■ **What needs to be done**: Write out the material exactly, with the pictures left out.

* * * *

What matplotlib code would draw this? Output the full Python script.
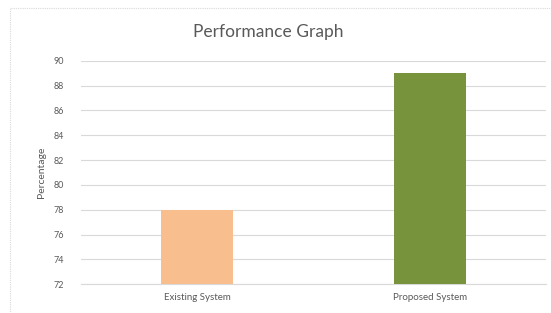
import matplotlib
matplotlib.use("Agg")
import matplotlib.pyplot as plt
from matplotlib.patches import Rectangle

categories = ["Existing System", "Proposed System"]
values = [78, 89]
colors = ["#F9BE8D", "#77933C"]
yticks = [72, 74, 76, 78, 80, 82, 84, 86, 88, 90]

W, H = 551, 313
fig = plt.figure(figsize=(W/100, H/100), dpi=100)
plt.rcParams['font.family'] = ['Lato', 'DejaVu Sans']

# chart border
fig.patches.append(Rectangle((10/W, 0), 1, 1 - 8/H, transform=fig.transFigure,
                             fill=False, edgecolor="#D9D9D9", linewidth=0.8,
                             linestyle=(0, (1, 1))))

left, right, top, bottom = 81, 546, 60.7, 284.3
ax = fig.add_axes([left/W, 1 - bottom/H, (right-left)/W, (bottom-top)/H])
x = range(len(categories))
ax.bar(x, values, width=0.31, color=colors, zorder=3)
ax.set_xlim(-0.5, 1.5)
ax.set_ylim(72, 90)
ax.set_yticks(yticks)
ax.set_yticklabels([str(t) for t in yticks], fontsize=6.5, color="#595959")
ax.set_xticks(list(x))
ax.set_xticklabels(categories, fontsize=7, color="#595959")
ax.tick_params(axis='both', length=0, pad=12)
ax.tick_params(axis='x', pad=6)
ax.grid(axis='y', color="#D9D9D9", linewidth=0.8, zorder=0)
for s in ["top", "right", "left"]:
    ax.spines[s].set_visible(False)
ax.spines["bottom"].set_color("#D9D9D9")
ax.spines["bottom"].set_linewidth(0.8)
ax.set_ylabel("Percentage", fontsize=7.5, color="#595959", labelpad=6)
fig.text(268/W, 1 - 32/H, "Performance Graph", ha="center", va="center",
         fontsize=12.5, color="#595959")

fig.savefig("out.png", dpi=100)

* * * *

■ **Response**:
What matplotlib code would draw this? Output the full Python script.
import matplotlib
matplotlib.use("Agg")
import matplotlib.pyplot as plt
from matplotlib.patches import Rectangle

categories = ["Existing System", "Proposed System"]
values = [78, 89]
colors = ["#F9BE8D", "#77933C"]
yticks = [72, 74, 76, 78, 80, 82, 84, 86, 88, 90]

W, H = 551, 313
fig = plt.figure(figsize=(W/100, H/100), dpi=100)
plt.rcParams['font.family'] = ['Lato', 'DejaVu Sans']

# chart border
fig.patches.append(Rectangle((10/W, 0), 1, 1 - 8/H, transform=fig.transFigure,
                             fill=False, edgecolor="#D9D9D9", linewidth=0.8,
                             linestyle=(0, (1, 1))))

left, right, top, bottom = 81, 546, 60.7, 284.3
ax = fig.add_axes([left/W, 1 - bottom/H, (right-left)/W, (bottom-top)/H])
x = range(len(categories))
ax.bar(x, values, width=0.31, color=colors, zorder=3)
ax.set_xlim(-0.5, 1.5)
ax.set_ylim(72, 90)
ax.set_yticks(yticks)
ax.set_yticklabels([str(t) for t in yticks], fontsize=6.5, color="#595959")
ax.set_xticks(list(x))
ax.set_xticklabels(categories, fontsize=7, color="#595959")
ax.tick_params(axis='both', length=0, pad=12)
ax.tick_params(axis='x', pad=6)
ax.grid(axis='y', color="#D9D9D9", linewidth=0.8, zorder=0)
for s in ["top", "right", "left"]:
    ax.spines[s].set_visible(False)
ax.spines["bottom"].set_color("#D9D9D9")
ax.spines["bottom"].set_linewidth(0.8)
ax.set_ylabel("Percentage", fontsize=7.5, color="#595959", labelpad=6)
fig.text(268/W, 1 - 32/H, "Performance Graph", ha="center", va="center",
         fontsize=12.5, color="#595959")

fig.savefig("out.png", dpi=100)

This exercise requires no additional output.